** Requirements **
Retype, exactly as they stand, the lines from the start of the data to the line that contains "(12,11) rectangle (1460,1600);", both ends included. Leave the pictures out.

** Data block **
************

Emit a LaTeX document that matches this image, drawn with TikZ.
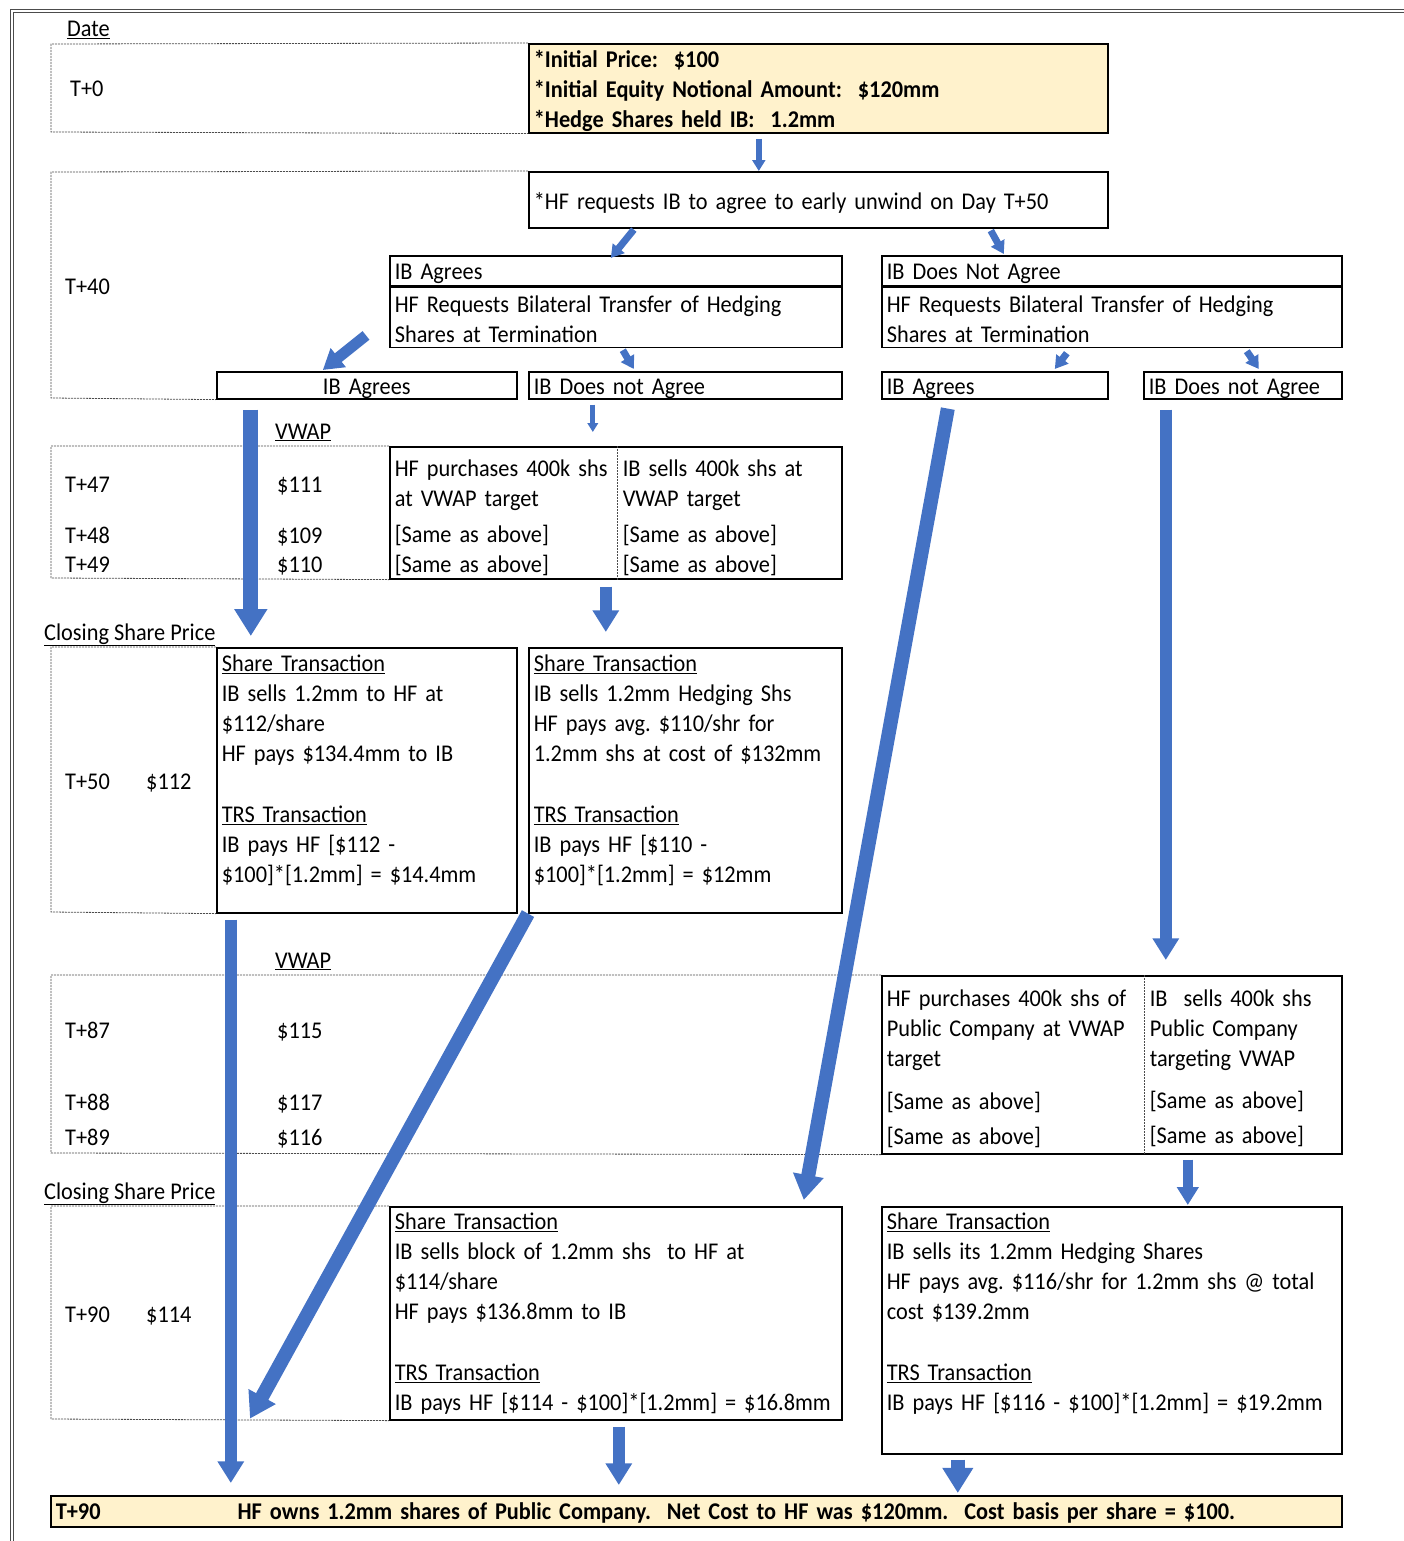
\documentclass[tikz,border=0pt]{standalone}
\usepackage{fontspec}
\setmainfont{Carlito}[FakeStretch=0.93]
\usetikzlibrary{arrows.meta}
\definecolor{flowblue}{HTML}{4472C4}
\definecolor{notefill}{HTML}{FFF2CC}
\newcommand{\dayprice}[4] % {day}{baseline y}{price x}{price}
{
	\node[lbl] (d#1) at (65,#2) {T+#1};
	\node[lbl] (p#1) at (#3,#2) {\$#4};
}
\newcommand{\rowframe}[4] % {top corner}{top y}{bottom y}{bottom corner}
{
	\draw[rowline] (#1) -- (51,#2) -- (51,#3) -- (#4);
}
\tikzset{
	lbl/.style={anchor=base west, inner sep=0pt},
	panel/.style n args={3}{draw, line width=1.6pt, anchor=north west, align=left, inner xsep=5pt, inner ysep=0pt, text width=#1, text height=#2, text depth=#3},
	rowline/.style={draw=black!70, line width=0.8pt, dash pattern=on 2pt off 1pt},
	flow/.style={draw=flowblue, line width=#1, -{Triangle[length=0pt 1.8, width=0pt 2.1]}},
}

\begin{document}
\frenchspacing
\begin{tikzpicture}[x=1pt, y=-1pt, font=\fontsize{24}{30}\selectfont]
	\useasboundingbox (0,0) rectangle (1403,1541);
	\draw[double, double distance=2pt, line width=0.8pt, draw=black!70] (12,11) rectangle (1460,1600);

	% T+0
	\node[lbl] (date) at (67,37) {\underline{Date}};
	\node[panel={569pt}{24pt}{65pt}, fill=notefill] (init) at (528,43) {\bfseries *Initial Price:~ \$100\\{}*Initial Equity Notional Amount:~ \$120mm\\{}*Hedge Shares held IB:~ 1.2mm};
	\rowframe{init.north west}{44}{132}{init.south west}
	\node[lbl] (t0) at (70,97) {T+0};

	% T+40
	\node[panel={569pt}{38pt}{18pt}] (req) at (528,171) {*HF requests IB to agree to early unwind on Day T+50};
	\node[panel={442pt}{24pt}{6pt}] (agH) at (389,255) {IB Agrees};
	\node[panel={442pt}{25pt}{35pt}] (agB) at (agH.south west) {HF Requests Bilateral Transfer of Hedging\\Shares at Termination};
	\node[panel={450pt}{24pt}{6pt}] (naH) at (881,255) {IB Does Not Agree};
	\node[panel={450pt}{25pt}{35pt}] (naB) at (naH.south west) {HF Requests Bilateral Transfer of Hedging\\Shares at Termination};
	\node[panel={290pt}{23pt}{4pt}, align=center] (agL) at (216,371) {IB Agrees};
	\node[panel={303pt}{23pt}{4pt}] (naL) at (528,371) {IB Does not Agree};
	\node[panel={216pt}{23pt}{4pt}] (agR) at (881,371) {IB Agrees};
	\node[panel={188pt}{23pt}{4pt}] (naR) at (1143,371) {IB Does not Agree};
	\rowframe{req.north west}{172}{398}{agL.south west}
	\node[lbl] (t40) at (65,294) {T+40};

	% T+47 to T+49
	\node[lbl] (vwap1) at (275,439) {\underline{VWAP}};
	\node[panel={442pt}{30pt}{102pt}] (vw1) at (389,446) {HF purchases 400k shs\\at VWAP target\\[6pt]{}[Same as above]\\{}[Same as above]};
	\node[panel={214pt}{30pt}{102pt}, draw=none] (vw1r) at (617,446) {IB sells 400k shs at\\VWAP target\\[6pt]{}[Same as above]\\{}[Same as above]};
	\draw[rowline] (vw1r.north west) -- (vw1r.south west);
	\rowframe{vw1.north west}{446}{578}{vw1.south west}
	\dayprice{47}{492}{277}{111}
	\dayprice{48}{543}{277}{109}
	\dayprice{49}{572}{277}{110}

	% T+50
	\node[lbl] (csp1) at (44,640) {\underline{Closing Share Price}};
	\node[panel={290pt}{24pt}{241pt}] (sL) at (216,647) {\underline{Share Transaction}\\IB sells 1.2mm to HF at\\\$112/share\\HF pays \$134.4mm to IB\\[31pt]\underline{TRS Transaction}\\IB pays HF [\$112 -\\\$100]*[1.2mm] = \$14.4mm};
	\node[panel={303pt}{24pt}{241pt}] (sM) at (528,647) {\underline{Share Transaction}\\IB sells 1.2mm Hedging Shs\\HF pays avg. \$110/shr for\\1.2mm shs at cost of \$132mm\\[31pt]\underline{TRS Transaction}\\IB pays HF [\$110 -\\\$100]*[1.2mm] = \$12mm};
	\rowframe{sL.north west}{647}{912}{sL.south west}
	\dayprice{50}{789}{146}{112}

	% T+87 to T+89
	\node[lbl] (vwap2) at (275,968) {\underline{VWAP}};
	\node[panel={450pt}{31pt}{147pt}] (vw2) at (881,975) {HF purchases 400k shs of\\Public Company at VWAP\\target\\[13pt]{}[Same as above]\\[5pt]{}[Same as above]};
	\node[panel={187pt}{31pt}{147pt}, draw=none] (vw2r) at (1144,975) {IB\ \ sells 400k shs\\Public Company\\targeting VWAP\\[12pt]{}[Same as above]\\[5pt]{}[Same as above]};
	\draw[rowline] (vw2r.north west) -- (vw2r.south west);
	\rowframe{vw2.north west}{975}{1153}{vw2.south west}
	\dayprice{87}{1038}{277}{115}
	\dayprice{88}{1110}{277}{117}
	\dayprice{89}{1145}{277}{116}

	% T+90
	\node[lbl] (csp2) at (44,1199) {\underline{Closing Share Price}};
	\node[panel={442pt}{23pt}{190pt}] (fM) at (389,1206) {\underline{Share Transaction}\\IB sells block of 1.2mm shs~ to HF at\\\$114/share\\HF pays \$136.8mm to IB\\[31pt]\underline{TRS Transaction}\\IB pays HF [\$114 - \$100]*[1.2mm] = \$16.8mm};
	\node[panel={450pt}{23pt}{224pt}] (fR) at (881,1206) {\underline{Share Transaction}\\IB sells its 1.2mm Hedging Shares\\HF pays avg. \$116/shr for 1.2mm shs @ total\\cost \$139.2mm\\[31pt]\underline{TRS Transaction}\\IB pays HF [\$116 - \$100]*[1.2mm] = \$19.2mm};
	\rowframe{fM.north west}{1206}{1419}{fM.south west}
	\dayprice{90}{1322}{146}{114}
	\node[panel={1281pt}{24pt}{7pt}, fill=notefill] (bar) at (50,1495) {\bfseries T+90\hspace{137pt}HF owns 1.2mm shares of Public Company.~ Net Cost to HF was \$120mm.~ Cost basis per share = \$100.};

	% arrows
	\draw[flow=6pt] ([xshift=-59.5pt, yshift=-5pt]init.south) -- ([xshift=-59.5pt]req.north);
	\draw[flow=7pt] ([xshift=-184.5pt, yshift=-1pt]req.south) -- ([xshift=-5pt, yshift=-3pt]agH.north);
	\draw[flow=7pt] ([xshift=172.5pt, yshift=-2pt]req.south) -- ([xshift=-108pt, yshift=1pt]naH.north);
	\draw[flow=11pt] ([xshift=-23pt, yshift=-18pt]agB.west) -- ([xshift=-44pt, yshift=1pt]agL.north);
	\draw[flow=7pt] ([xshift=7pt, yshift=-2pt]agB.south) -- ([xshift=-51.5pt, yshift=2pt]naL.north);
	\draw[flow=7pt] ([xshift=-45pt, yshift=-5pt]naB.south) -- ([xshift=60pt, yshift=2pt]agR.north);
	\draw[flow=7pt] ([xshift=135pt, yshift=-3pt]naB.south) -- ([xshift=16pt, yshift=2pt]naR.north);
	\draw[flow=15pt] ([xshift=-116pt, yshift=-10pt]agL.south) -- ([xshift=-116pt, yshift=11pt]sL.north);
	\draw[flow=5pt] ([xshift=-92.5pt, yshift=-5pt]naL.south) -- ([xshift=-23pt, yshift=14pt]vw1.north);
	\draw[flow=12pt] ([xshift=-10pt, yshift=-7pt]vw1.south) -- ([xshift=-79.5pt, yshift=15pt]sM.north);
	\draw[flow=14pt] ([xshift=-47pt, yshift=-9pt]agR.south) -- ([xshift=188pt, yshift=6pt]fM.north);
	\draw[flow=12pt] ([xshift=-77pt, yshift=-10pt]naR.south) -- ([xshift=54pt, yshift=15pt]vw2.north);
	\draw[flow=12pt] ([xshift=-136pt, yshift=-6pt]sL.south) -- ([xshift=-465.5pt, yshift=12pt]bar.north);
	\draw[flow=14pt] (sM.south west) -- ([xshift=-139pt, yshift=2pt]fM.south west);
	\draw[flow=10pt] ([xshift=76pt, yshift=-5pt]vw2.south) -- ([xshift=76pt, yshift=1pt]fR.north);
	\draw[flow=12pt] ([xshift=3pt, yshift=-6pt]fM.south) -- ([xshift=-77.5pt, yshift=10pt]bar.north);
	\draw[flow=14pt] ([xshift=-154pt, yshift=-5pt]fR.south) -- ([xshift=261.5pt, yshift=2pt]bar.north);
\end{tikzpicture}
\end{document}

************

** Solved exercise **
Emit a LaTeX document that matches this image, drawn with TikZ.
\documentclass[tikz,border=0pt]{standalone}
\usepackage{fontspec}
\setmainfont{Carlito}[FakeStretch=0.93]
\usetikzlibrary{arrows.meta}
\definecolor{flowblue}{HTML}{4472C4}
\definecolor{notefill}{HTML}{FFF2CC}
\newcommand{\dayprice}[4] % {day}{baseline y}{price x}{price}
{
	\node[lbl] (d#1) at (65,#2) {T+#1};
	\node[lbl] (p#1) at (#3,#2) {\$#4};
}
\newcommand{\rowframe}[4] % {top corner}{top y}{bottom y}{bottom corner}
{
	\draw[rowline] (#1) -- (51,#2) -- (51,#3) -- (#4);
}
\tikzset{
	lbl/.style={anchor=base west, inner sep=0pt},
	panel/.style n args={3}{draw, line width=1.6pt, anchor=north west, align=left, inner xsep=5pt, inner ysep=0pt, text width=#1, text height=#2, text depth=#3},
	rowline/.style={draw=black!70, line width=0.8pt, dash pattern=on 2pt off 1pt},
	flow/.style={draw=flowblue, line width=#1, -{Triangle[length=0pt 1.8, width=0pt 2.1]}},
}

\begin{document}
\frenchspacing
\begin{tikzpicture}[x=1pt, y=-1pt, font=\fontsize{24}{30}\selectfont]
	\useasboundingbox (0,0) rectangle (1403,1541);
	\draw[double, double distance=2pt, line width=0.8pt, draw=black!70] (12,11) rectangle (1460,1600);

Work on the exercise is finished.